Berdasarkan putusan pengadilan tersebut, keduanya dinyatakan bersalah melakukan tindak pidana korupsi menerima suap sebagaimana dimaksud dalam Pasal 11 UU Tipikor.

“Dengan adanya frasa suap tersebut, maka pada prinsipnya penerimaan gratifikasi sebagaimana dimaksud dalam ketentuan Pasal 12 B UU Tipikor tersebut adalah sama dengan penerimaan suap,” tegasnya.

Menurut prinsip dan karakteristiknya, perbuatan penerimaan gratifikasi sebagaimana diatur dalam ketentuan pasal 12 B UU Tipikor adalah sama atau serupa dengan perbuatan penerimaan suap. Sebagaimana diatur dalam ketentuan Pasal 5 ayat (2), Pasal 11, Pasal 12 huruf a, dan Pasal 12 huruf b UU UU Tipikor.

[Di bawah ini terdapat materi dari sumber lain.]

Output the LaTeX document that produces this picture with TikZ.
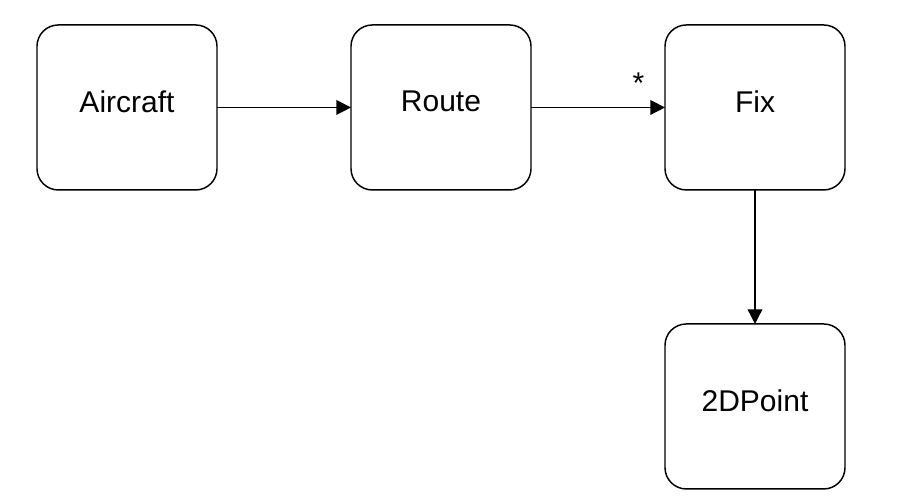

“Maka perkara pidana yang saat ini didakwakan pada kedua terdakwa masuk kategori ne bis in idem. Berdasarkan ketentuan Pasal 76 ayat (1) KUHP dan Pasal 18 ayat (5) UU HAM, tidak dapat lagi dilakukan penuntutan,” tegasnya.

Dalam perkara pertama, keduanya divonis 4 tahun penjara. Mereka dinyatakan terbukti melanggar Pasal 12 huruf A atau Pasal 11 UU nomor 31/1999 tentang Pemberantasan Tipikor, sebagaimana diubah dengan UU nomor 20/2001.

Kasus yang menjerat mereka adalah dugaan suap terkait dengan seleksi atau jual beli jabatan penjabat kepala desa di lingkungan Pemerintah Kabupaten Probolinggo pada tahun 2021.

Hasan dan istrinya terjerat sebagai penerima suap bersama Camat Krejengan Doddy Kurniawan dan Camat Paiton Muhamad Ridwan.